Exercise task: Copy out all lines that hold "this".

Data:
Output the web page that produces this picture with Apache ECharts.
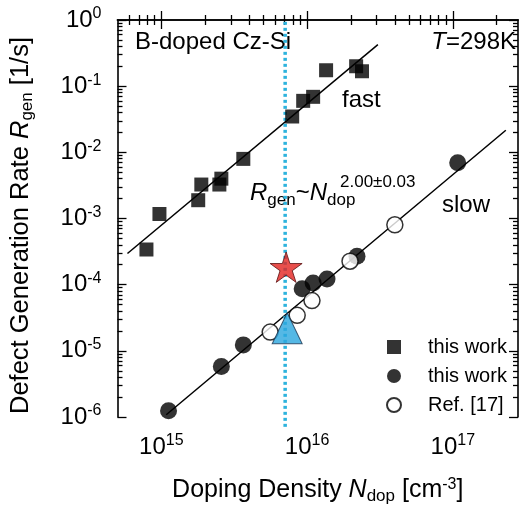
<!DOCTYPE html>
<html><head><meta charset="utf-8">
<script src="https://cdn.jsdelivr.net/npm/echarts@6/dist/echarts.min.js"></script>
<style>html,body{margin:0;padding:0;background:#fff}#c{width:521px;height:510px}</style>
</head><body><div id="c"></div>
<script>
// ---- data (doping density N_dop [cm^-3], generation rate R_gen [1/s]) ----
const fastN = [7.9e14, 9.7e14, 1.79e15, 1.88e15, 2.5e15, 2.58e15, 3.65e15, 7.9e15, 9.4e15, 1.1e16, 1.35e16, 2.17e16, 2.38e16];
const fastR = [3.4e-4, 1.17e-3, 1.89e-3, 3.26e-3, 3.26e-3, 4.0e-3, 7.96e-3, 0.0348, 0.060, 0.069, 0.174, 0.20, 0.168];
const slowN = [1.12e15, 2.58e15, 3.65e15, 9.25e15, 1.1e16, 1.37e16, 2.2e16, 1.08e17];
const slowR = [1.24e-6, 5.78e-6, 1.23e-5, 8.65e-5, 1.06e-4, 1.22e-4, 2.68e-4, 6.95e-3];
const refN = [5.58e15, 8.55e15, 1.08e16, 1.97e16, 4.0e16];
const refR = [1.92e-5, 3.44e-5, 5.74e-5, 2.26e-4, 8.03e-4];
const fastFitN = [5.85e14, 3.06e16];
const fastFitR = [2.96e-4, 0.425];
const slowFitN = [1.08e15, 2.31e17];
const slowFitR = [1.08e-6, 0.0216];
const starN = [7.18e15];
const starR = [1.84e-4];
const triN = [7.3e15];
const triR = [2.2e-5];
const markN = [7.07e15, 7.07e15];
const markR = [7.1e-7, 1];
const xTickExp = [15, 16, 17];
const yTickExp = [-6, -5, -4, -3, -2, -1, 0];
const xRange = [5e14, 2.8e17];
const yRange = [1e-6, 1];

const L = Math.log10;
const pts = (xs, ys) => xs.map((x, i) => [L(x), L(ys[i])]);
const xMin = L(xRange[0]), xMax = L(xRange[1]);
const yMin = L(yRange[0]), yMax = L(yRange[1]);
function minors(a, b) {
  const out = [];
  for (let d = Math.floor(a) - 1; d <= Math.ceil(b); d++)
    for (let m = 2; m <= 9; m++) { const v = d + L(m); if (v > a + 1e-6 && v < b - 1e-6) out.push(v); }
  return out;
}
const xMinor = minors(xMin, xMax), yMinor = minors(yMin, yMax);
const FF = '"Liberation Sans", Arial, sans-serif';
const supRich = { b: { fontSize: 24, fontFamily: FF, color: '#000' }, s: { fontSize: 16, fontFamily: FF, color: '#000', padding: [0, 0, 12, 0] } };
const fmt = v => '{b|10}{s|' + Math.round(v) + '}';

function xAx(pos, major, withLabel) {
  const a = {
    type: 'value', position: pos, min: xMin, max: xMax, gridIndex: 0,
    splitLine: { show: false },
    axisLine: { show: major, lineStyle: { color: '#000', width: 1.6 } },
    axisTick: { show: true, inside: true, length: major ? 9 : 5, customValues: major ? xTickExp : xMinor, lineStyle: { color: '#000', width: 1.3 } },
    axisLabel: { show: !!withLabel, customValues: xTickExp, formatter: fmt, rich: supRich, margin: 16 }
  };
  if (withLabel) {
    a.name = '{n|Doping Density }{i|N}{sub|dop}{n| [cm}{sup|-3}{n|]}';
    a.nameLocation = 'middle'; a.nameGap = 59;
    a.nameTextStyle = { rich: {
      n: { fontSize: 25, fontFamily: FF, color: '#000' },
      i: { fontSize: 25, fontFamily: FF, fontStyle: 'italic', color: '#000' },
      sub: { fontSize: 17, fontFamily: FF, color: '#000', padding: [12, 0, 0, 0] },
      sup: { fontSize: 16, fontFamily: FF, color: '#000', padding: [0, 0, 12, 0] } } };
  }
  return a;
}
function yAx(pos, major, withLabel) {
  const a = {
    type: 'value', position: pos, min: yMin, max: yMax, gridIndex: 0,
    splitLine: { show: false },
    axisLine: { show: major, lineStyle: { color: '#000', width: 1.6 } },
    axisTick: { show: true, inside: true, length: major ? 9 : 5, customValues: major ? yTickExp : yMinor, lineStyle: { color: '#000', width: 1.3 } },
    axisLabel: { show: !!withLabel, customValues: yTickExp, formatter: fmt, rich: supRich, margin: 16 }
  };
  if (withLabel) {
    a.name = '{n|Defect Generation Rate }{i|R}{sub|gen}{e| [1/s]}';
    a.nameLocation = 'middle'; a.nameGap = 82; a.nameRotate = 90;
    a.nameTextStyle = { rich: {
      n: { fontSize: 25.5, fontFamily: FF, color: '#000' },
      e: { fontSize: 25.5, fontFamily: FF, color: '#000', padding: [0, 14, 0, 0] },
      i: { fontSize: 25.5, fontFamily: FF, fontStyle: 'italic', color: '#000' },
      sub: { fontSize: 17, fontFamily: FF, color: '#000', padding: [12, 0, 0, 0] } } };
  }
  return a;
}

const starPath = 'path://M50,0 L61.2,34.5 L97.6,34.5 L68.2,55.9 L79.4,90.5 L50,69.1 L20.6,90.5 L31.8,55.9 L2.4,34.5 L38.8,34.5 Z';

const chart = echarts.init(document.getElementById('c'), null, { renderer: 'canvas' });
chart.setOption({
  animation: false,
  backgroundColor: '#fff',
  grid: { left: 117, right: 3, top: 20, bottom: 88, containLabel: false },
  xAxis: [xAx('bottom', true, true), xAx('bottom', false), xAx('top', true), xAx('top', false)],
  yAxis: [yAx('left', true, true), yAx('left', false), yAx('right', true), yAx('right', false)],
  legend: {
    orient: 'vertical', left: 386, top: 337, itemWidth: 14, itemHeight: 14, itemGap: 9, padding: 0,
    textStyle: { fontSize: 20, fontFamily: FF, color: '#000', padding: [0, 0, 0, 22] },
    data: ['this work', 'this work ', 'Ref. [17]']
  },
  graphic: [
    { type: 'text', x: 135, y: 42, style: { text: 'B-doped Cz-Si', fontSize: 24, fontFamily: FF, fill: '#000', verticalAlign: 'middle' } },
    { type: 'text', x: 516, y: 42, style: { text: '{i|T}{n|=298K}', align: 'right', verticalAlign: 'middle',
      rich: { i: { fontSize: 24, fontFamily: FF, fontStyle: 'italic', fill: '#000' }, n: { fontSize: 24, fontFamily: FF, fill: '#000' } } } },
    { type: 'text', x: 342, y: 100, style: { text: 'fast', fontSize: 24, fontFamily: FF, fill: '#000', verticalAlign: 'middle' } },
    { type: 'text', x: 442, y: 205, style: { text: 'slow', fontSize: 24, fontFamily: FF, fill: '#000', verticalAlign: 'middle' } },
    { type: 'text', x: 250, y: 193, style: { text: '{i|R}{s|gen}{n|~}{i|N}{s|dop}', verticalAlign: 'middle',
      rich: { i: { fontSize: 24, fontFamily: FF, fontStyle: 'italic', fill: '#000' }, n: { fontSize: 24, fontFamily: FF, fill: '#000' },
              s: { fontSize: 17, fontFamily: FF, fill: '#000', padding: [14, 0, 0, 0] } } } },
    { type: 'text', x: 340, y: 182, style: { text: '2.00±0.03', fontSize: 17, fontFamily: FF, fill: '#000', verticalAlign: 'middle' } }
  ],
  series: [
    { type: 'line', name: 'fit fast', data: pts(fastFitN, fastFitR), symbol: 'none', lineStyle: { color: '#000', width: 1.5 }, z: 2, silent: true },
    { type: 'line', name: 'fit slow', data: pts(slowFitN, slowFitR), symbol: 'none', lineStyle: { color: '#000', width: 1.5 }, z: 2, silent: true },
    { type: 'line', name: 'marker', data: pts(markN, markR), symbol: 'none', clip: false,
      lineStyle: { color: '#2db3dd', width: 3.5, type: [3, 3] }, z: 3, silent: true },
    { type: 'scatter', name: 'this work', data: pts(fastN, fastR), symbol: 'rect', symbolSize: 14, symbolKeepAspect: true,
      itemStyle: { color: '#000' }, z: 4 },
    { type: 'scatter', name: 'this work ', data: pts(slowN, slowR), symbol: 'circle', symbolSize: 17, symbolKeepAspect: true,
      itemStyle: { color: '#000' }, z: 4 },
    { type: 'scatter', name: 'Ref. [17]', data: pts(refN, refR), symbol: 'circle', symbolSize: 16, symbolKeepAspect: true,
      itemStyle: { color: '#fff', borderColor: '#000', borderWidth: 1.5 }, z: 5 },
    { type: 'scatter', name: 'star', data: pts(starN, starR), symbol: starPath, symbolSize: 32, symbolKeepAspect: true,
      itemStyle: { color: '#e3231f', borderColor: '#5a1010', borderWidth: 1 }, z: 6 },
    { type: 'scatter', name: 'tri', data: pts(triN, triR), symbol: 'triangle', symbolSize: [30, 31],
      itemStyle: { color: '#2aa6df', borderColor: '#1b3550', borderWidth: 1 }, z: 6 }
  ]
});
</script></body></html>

Expected output:
Output the web page that produces this picture with Apache ECharts.
    data: ['this work', 'this work ', 'Ref. [17]']
    { type: 'scatter', name: 'this work', data: pts(fastN, fastR), symbol: 'rect', symbolSize: 14, symbolKeepAspect: true,
    { type: 'scatter', name: 'this work ', data: pts(slowN, slowR), symbol: 'circle', symbolSize: 17, symbolKeepAspect: true,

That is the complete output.